Questions about custom humanoid implementation

I recently have been looking into making a custom humanoid solution to handle lots of NPCs in a condensed area, all of these NPCs would be moving a lot and likely pathfinding. I aim to have 250-300ish NPCs without lag but I could probably get by with 200.

The main issues I’m running into are just conceptualizing how a system like this would work at a technical level. My current idea is to have a root part on the server that controls position/state and then animate and render clientside. The issue with this I can’t figure out how to solve is keeping the positioning the root part above the ground while also allowing for movement. My first idea was to just raycast downward at the X and Z coord the part is at and position off that makes it hard to do things like jumping, I could possibly tween the offset from the ground but tuning it to look exactly like a normal jump sounds not possible.

my next issue is about movement. I see a wide variety of solutions other people have used to move a custom humanoid. Some use lerp, some use tweens, some use BodyMovers, etc. The simplest solution I can come up with is just changing the root parts position on the server but doing that every heartbeat for ~250 parts sounds extremely inefficient. Maybe I update less often and compensate on the client, but then that makes my NPCs teleport around if the direction they are heading in is suddenly changed.

My final question is about pathfinding: obviously pathing for 250 NPCs individually isn’t possible. The issue I face is that my map isn’t dynamic so I can’t create a flowfield or node system to help path. My game centers around the players being able to build defenses to survive NPCs, the base game is almost completely flat and objectless but players can very easily build massive and complex structures. I don’t know how I can pathfind around these.

overall I’m pretty stuck and would appreciate any help I can get. Thanks!
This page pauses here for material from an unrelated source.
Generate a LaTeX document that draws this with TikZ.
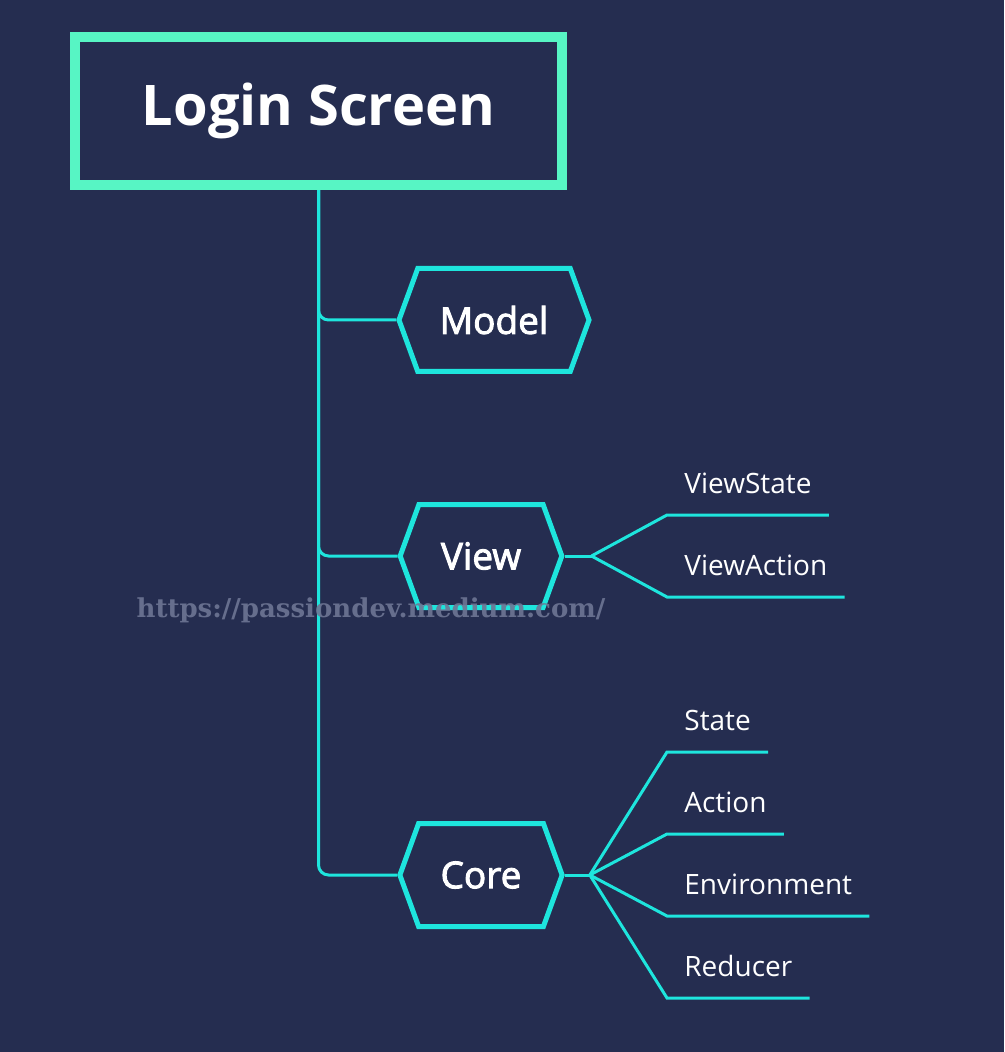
\documentclass[tikz,border=0pt]{standalone}
\usepackage{fontspec}
\setmainfont{Open Sans}
\newfontfamily\hexfont[FakeBold=2.5]{Open Sans}
\newfontfamily\markfont{DejaVu Serif}
\usetikzlibrary{shapes.symbols,backgrounds}
\definecolor{navy}{HTML}{252D50}
\definecolor{mint}{HTML}{57F5C4}
\definecolor{aqua}{HTML}{1EE5DD}
\definecolor{markgray}{HTML}{6E7694}

\begin{document}
\begin{tikzpicture}[x=0.5pt,y=-0.5pt,
    screen/.style={draw=mint,line width=5pt,fill=navy,text=white,
      font=\bfseries\fontsize{28}{34}\selectfont,minimum width=243.5pt,minimum height=74pt},
    part/.style={shape=signal,signal to=east and west,signal from=nowhere,signal pointer angle=140,
      draw=aqua,line width=2.5pt,fill=navy,text=white,font=\hexfont\fontsize{18.5}{22}\selectfont,
      minimum height=51.5pt,inner xsep=11pt},
    link/.style={draw=aqua,line width=1.5pt,rounded corners=5pt},
    twig/.style={draw=aqua,line width=1.5pt},
    leaf/.style={anchor=south west,text=white,font=\fontsize{14}{17}\selectfont,
      inner xsep=8.5pt,inner ysep=0pt,text height=10pt,text depth=10.5pt}]
  \useasboundingbox (0,0) rectangle (1004,1052);

  \node[screen] (login) at (318.5,111) {Login Screen};
  \node[part] (model) at (494,320) {Model};
  \node[part] (view) at (481,556) {View};
  \node[part] (core) at (481,875) {Core};

  \coordinate (view-hub) at ([xshift=13.5pt]view.east);
  \coordinate (core-hub) at ([xshift=12.5pt]core.east);

  % view parts
  \foreach[count=\i] \name/\y in {ViewState/515,ViewAction/597} {
    \node[leaf] (view-\i) at (667,\y) {\name};
    \draw[twig] (view-hub) -- (view-\i.south west) -- (view-\i.south east);
  }

  % core parts
  \foreach[count=\i] \name/\y in {State/752,Action/834,Environment/916,Reducer/998} {
    \node[leaf] (core-\i) at (667,\y) {\name};
    \draw[twig] (core-hub) -- (core-\i.south west) -- (core-\i.south east);
  }

  \begin{scope}[on background layer]
    \fill[navy] (0,0) rectangle (1004,1052);
    \draw[link] (login.south) |- (model.west);
    \draw[link] (login.south) |- (view.west);
    \draw[link] (login.south) |- (core.west);
    \draw[twig] (view.east) -- (view-hub);
    \draw[twig] (core.east) -- (core-hub);
  \end{scope}

  \node[text=markgray,opacity=.9,font=\markfont\bfseries\fontsize{13}{16}\selectfont] (watermark) at (371,610) {https://passiondev.medium.com/};
\end{tikzpicture}
\end{document}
Fortunately, @Atrazine has already solved this problem.

Key points for you:

  1. Client rendering server pure data, avoid physics and default roblox collision which is excessive and computationally expensive.
  1. Make the game more simple, force them to build in a grid or adapt what they build to fit in a grid.

These are the sacrifices you must make for performance on Roblox or well any other game engine.

forgot to mention it is constrained to a grid, although the shapes of the grid components vary greatly they are all cuboids so I can probably work off that. I’m unfamiliar with grid based pathfinding systems, do you know of any that would allow me to calculate 3D paths? I was originally going to only path 2D but considering my max grid is 200x500x200 I think it shouldn’t be that much more intensive to calculate paths that involve climbing (with much higher weight to 2D movement, I don’t want it climbing unless it has no other way of reaching a player), correct me if I’m wrong.

This is a different topic, I think you could research this on your own but for 3d and grid paths all you have to do is modify the :GetNeighbors of your A star pathfinding algorithm instead of searching grid[x+1][z+1] you will also add grid [x+1][z+1][y+1] and add that y dimension if it exists.